* _Dataset excerpt_

--- --- ---

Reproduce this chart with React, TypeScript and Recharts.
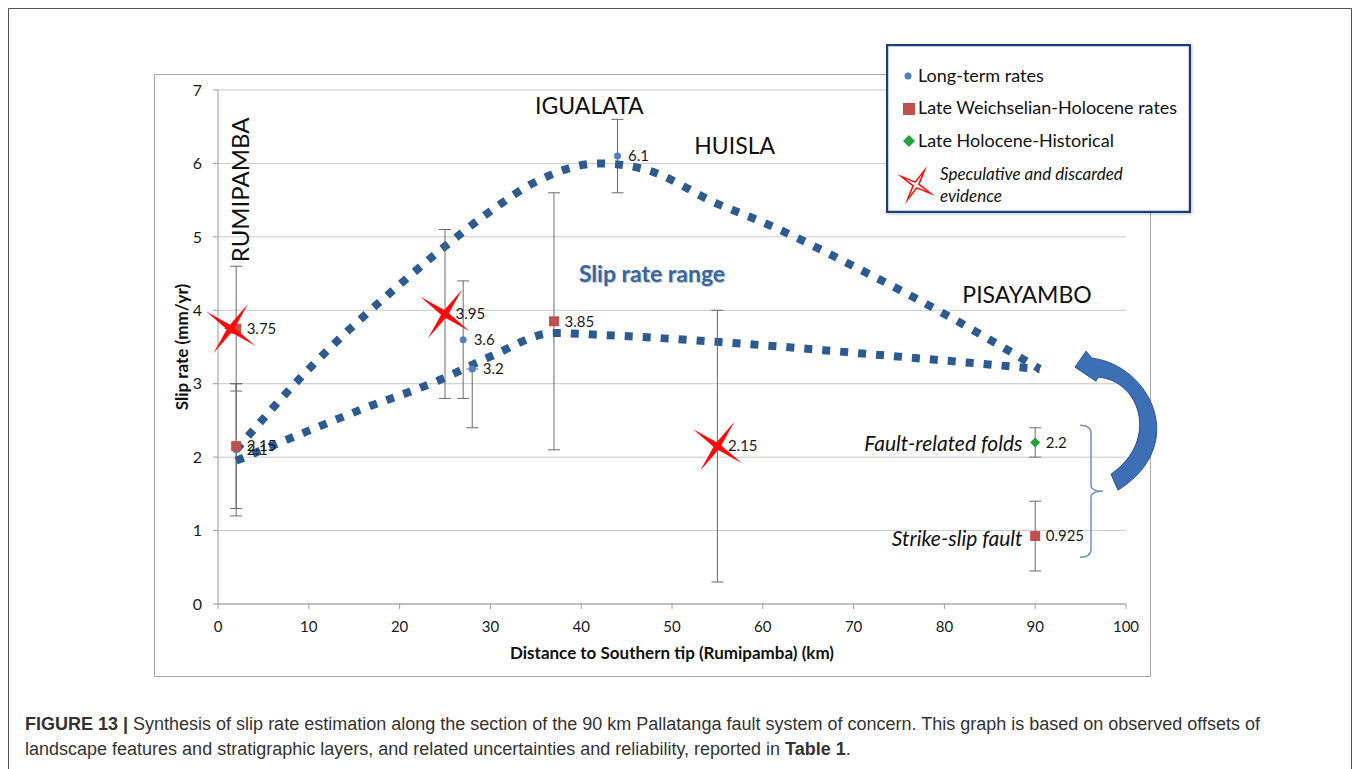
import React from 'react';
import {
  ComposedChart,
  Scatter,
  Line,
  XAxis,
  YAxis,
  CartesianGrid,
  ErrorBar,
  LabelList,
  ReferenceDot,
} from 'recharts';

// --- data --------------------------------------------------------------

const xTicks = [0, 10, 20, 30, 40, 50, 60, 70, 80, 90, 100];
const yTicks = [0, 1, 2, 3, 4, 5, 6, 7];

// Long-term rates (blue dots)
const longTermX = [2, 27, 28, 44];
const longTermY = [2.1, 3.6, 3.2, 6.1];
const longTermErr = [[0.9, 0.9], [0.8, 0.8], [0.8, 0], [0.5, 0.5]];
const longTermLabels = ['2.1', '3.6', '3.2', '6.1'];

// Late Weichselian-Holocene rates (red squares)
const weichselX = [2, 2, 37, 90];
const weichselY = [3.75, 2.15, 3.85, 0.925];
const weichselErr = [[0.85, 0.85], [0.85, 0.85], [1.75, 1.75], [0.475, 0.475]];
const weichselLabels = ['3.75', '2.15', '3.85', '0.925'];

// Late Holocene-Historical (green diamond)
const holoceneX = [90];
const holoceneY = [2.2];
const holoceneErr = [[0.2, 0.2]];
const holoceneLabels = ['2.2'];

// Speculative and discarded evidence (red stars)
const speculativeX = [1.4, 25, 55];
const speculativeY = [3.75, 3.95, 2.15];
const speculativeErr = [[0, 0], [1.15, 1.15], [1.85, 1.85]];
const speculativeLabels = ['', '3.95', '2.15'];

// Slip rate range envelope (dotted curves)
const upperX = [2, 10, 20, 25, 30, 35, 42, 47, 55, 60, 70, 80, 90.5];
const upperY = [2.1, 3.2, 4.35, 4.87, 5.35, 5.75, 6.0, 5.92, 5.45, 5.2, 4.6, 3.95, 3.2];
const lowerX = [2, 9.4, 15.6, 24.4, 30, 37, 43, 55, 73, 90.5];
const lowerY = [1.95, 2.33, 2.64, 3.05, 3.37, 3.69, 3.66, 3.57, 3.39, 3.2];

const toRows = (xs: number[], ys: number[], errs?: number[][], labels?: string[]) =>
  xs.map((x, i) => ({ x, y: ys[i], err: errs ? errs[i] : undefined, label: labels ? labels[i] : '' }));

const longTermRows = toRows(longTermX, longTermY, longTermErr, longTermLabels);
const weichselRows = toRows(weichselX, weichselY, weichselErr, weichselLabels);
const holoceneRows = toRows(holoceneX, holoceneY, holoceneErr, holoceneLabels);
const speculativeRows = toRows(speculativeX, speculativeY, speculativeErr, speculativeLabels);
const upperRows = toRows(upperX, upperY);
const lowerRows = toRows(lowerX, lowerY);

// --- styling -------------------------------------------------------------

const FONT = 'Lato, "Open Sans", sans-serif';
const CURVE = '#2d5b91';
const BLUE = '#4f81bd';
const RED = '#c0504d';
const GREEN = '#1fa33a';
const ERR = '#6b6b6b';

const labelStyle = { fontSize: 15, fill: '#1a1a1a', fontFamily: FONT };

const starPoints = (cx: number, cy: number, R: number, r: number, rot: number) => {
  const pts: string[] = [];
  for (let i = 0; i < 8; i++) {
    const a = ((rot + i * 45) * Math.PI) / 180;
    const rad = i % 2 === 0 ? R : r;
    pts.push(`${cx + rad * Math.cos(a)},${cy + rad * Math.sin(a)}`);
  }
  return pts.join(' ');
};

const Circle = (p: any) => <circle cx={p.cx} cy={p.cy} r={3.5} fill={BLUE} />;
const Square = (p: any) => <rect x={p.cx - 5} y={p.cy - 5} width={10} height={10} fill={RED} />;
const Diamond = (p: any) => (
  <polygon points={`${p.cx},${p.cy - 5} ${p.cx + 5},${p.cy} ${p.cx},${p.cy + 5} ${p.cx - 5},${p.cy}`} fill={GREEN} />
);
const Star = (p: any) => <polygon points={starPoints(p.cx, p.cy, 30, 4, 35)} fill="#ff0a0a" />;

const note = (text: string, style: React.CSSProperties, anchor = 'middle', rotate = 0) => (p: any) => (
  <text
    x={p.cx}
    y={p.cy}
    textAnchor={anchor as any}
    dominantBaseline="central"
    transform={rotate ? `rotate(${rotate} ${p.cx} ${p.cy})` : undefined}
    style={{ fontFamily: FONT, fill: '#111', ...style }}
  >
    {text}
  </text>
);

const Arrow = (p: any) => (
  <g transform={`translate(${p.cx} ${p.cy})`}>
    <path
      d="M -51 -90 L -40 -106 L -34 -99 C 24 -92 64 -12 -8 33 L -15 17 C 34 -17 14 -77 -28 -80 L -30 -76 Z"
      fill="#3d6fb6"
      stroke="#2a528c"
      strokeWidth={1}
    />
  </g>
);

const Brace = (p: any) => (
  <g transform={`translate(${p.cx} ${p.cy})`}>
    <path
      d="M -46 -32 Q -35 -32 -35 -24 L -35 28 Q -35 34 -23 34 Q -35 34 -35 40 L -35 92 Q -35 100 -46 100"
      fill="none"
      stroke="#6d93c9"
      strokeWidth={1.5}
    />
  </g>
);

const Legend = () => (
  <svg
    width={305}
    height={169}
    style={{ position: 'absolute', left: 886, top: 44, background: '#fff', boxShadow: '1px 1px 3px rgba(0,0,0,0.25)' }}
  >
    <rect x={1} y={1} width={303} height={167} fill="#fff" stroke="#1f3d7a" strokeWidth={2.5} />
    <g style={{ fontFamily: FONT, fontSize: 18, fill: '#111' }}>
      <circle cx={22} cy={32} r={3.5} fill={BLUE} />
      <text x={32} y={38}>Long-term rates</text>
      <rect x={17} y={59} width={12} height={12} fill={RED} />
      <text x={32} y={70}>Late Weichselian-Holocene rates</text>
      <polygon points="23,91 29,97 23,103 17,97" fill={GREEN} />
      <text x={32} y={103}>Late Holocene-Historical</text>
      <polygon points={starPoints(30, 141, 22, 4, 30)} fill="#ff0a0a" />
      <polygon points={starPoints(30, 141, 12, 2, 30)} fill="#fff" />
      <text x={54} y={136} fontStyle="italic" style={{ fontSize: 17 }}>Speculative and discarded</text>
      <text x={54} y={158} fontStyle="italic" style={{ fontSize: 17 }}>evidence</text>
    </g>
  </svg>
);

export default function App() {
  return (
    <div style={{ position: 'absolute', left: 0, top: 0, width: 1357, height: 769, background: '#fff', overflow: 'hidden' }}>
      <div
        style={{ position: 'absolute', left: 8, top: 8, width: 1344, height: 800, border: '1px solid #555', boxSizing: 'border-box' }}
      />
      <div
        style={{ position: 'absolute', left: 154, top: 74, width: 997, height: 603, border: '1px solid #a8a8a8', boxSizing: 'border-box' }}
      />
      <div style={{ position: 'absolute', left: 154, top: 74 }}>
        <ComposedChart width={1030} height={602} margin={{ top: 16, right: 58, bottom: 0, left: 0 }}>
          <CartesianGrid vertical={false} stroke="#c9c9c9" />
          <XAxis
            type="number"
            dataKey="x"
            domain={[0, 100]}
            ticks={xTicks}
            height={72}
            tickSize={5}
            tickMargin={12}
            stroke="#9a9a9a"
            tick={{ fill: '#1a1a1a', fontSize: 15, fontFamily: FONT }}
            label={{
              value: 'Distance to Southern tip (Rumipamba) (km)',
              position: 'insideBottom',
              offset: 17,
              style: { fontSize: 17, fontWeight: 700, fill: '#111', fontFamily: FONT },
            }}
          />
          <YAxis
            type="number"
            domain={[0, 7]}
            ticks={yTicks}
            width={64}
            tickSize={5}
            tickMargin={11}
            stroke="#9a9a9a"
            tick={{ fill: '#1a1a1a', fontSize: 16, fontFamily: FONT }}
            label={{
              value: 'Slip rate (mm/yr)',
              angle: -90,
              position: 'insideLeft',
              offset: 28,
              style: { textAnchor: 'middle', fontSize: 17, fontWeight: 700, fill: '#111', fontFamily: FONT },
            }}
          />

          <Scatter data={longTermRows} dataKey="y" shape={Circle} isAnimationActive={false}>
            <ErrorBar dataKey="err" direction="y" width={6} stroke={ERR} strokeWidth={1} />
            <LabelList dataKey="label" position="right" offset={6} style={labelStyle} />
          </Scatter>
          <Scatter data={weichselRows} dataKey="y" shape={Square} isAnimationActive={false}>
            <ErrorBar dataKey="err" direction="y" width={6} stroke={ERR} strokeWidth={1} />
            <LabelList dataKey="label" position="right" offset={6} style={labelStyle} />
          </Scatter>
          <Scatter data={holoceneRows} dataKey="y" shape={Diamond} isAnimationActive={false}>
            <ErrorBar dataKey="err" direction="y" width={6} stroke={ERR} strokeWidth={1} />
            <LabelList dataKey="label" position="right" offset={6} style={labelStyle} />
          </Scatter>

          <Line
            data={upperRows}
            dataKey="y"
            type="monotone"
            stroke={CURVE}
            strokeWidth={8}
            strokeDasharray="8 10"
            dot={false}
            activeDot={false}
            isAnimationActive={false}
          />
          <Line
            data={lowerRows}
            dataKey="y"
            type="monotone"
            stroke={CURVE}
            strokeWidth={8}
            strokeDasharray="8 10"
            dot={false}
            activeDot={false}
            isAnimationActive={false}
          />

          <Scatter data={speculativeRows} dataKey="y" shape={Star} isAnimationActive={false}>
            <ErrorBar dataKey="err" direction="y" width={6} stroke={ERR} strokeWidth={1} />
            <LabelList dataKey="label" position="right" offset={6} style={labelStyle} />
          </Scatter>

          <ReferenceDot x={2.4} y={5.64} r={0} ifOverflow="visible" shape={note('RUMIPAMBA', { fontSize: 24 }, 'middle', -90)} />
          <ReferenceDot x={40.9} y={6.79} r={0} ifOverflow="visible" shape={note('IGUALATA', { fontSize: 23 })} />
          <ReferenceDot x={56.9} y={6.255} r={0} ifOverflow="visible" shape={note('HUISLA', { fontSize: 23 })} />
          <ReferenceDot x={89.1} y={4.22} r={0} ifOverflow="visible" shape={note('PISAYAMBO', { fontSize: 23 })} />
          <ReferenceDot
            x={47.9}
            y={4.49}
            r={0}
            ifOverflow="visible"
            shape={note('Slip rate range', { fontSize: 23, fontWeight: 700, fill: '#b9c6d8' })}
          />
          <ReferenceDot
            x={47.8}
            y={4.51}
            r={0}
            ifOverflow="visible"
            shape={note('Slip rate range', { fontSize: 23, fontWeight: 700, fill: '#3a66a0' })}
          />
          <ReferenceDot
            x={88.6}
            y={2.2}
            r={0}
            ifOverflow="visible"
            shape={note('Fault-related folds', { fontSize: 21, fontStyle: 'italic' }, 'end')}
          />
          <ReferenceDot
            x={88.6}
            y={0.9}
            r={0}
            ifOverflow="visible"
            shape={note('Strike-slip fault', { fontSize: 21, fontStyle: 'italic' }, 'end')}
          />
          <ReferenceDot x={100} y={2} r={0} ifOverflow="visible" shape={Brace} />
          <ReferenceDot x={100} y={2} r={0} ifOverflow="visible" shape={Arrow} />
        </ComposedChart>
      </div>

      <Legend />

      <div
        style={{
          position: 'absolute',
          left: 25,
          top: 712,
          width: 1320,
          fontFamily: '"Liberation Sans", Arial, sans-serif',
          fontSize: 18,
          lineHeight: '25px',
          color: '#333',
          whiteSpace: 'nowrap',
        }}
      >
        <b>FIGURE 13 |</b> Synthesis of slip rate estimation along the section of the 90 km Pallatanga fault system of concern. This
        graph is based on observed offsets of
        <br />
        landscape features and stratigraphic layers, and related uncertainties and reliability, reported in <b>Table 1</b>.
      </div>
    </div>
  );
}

--- --- ---

* _Exercise prompt_
Repeat the lines of the listing above verbatim, beginning at its first line and ending at the line containing "const yTicks = [0, 1, 2, 3, 4, 5, 6, 7];", which is included. Omit pictures.

* _Answer to this problem_
Reproduce this chart with React, TypeScript and Recharts.
import React from 'react';
import {
  ComposedChart,
  Scatter,
  Line,
  XAxis,
  YAxis,
  CartesianGrid,
  ErrorBar,
  LabelList,
  ReferenceDot,
} from 'recharts';

// --- data --------------------------------------------------------------

const xTicks = [0, 10, 20, 30, 40, 50, 60, 70, 80, 90, 100];
const yTicks = [0, 1, 2, 3, 4, 5, 6, 7];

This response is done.